Let’s go back to events, for a minute. When users open your app, they (hopefully) complete a series of actions, or “events,” in-app during their session. These events are representative of how your user interacts with the app, which screens they view, which features they encounter, and what they find most useful.

If I asked you now, would you know the most important events you want your app users to complete?

Events are self-defined, and exist entirely because you say they do. As you brace for new users, take a minute to improve your analytics by identifying and tagging the actions you think are key to signifying a successful app interaction. Do you want users to visit a particular screen, or add an item to their cart? Do you want them to complete a game level or unlock a badge? It’s up to you to define what a good app session looks like, and track that for better insights.

Required reading: How to Tag Mobile Apps with Events & Attributes

#6. Make sharing easy

Social sharing isn’t just for news and media apps. Whether it’s “liking” an app on Facebook or tweeting your tracked run time, sharing the going-ons of your app experience through social channels or email have become common place. Often, it is a normal extension of your app, and provides additional organic interaction possibilities.

By enabling cross-platform sharing, most notably the ability to share with friends various activities or content your user enjoys, your app becomes a more integral piece of their lives. When sharing is made easy, this value is conveyed sooner, improving engagement long-term and prompts immediate usage.

Essentially, when social promotion is available and easy to do, your app users can more readily share what’s important to them, engaging them with the app immediately and creating a more cohesive experience. They’re already expecting a certain level of social integration, so make sure to exceed their initial assumption.

Required reading: Keep it clean: App Store Policy Of Rejecting Apps With Rewarded Video, Social Sharing Gets Rolled Back…With A Few Caveats

#7. Allow users to opt-in to push messages (and make it compelling)

Don’t fall into the trap of assuming that all push notifications are bothersome, intrusive and pointless. App messaging has become an increasingly important tactic in engaging app users, to the point where 68% of people have enabled push notifications and 70% of consumers find all types of push notifications valuable.
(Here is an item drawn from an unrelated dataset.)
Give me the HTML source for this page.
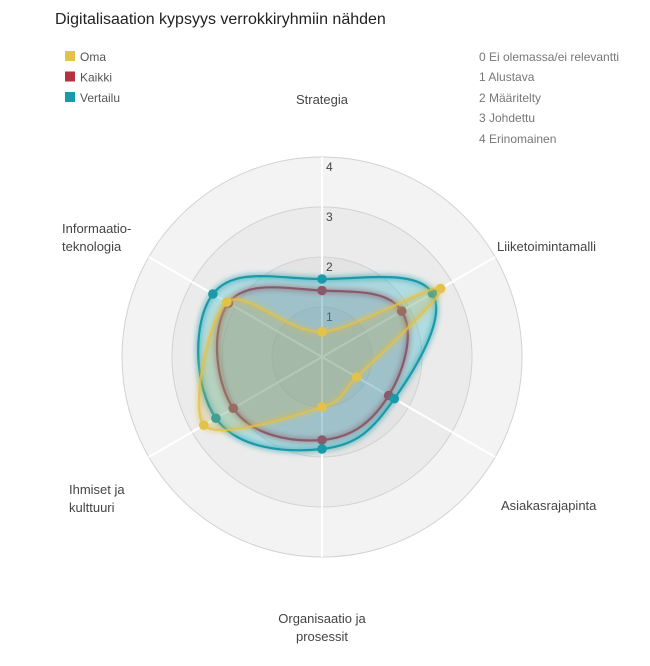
<!DOCTYPE html>
<html><head><meta charset="utf-8"><style>
body{margin:0;background:#fff;font-family:"Liberation Sans",sans-serif;}
svg text{font-family:"Liberation Sans",sans-serif;}
</style></head><body>
<svg id="chart" width="650" height="661">
<defs><filter id="glow" x="-20%" y="-20%" width="140%" height="140%"><feGaussianBlur stdDeviation="2.5"/></filter></defs>
<text x="55" y="24" font-size="16" fill="#222">Digitalisaation kypsyys verrokkiryhmiin nähden</text>
<g id="legend"></g>
<g font-size="12" fill="#777">
<text x="479" y="61">0 Ei olemassa/ei relevantti</text>
<text x="479" y="81">1 Alustava</text>
<text x="479" y="102">2 Määritelty</text>
<text x="479" y="122">3 Johdettu</text>
<text x="479" y="143">4 Erinomainen</text>
</g>
<g id="grid"></g>
<g id="series"></g>
<g id="labels" font-size="13" fill="#444"></g>
</svg>
<script>
const categories=["Strategia","Liiketoimintamalli","Asiakasrajapinta","Organisaatio ja prosessit","Ihmiset ja kulttuuri","Informaatio-teknologia"];
const omaValues=[0.5,2.74,0.8,1.0,2.73,2.2];
const kaikkiValues=[1.33,1.84,1.54,1.66,2.05,2.16];
const vertailuValues=[1.56,2.55,1.67,1.84,2.45,2.52];
const tickLabels=["1","2","3","4"];
const seriesNames=["Oma","Kaikki","Vertailu"];
const NS="http://www.w3.org/2000/svg";
const cx=322,cy=357,R=200,maxV=4;
function rScale(v){return v/maxV*R;}
function pt(i,v){const a=i/categories.length*2*Math.PI;return [cx+rScale(v)*Math.sin(a),cy-rScale(v)*Math.cos(a)];}
function mk(tag,attrs,parent){const e=document.createElementNS(NS,tag);for(const k in attrs)e.setAttribute(k,attrs[k]);parent.appendChild(e);return e;}
const grid=document.getElementById('grid');
const fills=["#f3f3f3","#ebebeb","#e3e3e3","#dcdcdc"];
for(let t=tickLabels.length;t>=1;t--){
 const c=mk('circle',{cx:cx,cy:cy,r:rScale(t),fill:fills[tickLabels.length-t],stroke:"#d2d2d2","stroke-width":1},grid);
 
 
}
categories.forEach((c,i)=>{const p=pt(i,4);const l=mk('line',{x1:cx,y1:cy,x2:p[0],y2:p[1],stroke:"#fff","stroke-width":2},grid);
 
 });
tickLabels.forEach((t,i)=>{const tx=mk('text',{x:cx+4,y:cy-rScale(+t)+14,"font-size":12,fill:"#444"},grid);tx.textContent=t;
 
 });
function pathFor(vals,tens){const P=vals.map((v,i)=>pt(i,v));const n=P.length;let d="M"+P[0][0]+","+P[0][1];
 for(let i=0;i<n;i++){const p0=P[(i-1+n)%n],p1=P[i],p2=P[(i+1)%n],p3=P[(i+2)%n];
 const c1=[p1[0]+(p2[0]-p0[0])*tens,p1[1]+(p2[1]-p0[1])*tens],c2=[p2[0]-(p3[0]-p1[0])*tens,p2[1]-(p3[1]-p1[1])*tens];
 d+=` C${c1[0]},${c1[1]} ${c2[0]},${c2[1]} ${p2[0]},${p2[1]}`;}return d+"Z";}
const ser=document.getElementById('series');
const defs=[[kaikkiValues,"#b5323f","rgba(140,60,80,0.18)","kaikki",0.2,1],[vertailuValues,"#1a9aa8","rgba(40,185,205,0.3)","vertailu",0.2,1],[omaValues,"#e3c24a","rgba(200,175,70,0.22)","oma",0.15,0.75]];
defs.forEach(([vals,col,fill,name,t,op])=>{
 const d=pathFor(vals,t);
 const g=mk('g',{},ser);
 
 
 mk('path',{d:d,fill:"none",stroke:col,"stroke-width":6,opacity:0.45,filter:"url(#glow)"},g);
 const p=mk('path',{d:d,fill:fill,stroke:col,"stroke-width":2.2,"stroke-opacity":op},g);
 
 
 vals.forEach((v,i)=>{const q=pt(i,v);const c=mk('circle',{cx:q[0],cy:q[1],r:4.8,fill:col},g);
  
  });
});
const labPos=[[322,104,"middle",["Strategia"]],[497,251,"start",["Liiketoimintamalli"]],[501,510,"start",["Asiakasrajapinta"]],[322,623,"middle",["Organisaatio ja","prosessit"]],[69,494,"start",["Ihmiset ja","kulttuuri"]],[62,233,"start",["Informaatio-","teknologia"]]];
const lab=document.getElementById('labels');
labPos.forEach((l,i)=>{const tx=mk('text',{x:l[0],y:l[1],"text-anchor":l[2]},lab);
 
 
 l[3].forEach((s,j)=>{const ts=mk('tspan',{x:l[0],dy:j?18:0},tx);ts.textContent=s;});});
const leg=document.getElementById('legend');
const legCols=["#e3c24a","#b5323f","#1a9aa8"];
seriesNames.forEach((s,i)=>{const g=mk('g',{},leg);
 
 
 mk('rect',{x:65,y:51+i*20.5,width:10,height:10,fill:legCols[i]},g);
 const t=mk('text',{x:80,y:61+i*20.5,"font-size":12,fill:"#555"},g);t.textContent=s;});
</script>
</body></html>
And while app users are ready and willing to engage with push messages, they want to do it on their terms. So, give them the option.

Presenting your users with the choice to opt-in to receiving notifications right away, and making it simple to change that within their settings over time, establishes an immediate sense of trust and verifies your app’s credibility, and let’s them know that there is more to come. Plus, it ensures that your users are receiving the messages that they want to receive. Your app users are not a giant homogenous group of people, and so not all push messages will be relevant to everybody. To boost opt-ins, be sure to outline what kind of content, offers and information they will receive as push notification users, and create a custom opt-in message that speaks to your app (instead of enabling the default).

Required reading: The 3 Pivotal “P’s” of Getting Your Users to Opt-In to Push Messages

#8. Send a special offer

Fifty percent of people say the #1 reason they download apps are to receive discounts and special offers. Why not give them what they’re looking for early on in the relationship? This can be done by creating a rewards-based program, or even implementing a one-time, mobile-only offer and promoting it with a well-timed in-app message. Unlock a premium subscription article for their first session, or send them a discount for their next check-in. No matter your app type, there is an opportunity to capitalize on exclusivity and provide a deal. This will help your app stand out, keep the user in-app longer on their first open, and create loyalty (or at least intrigue).

Required reading: The Anatomy of a Successful In-App Messaging Campaign

Don’t get left in the dust. As more and more smartphone adopters look to download the apps that suit their lifestyle, more and more apps are developed and launched each day. Secure your spot as one of the best, and turn your one-time app users into every day visitors!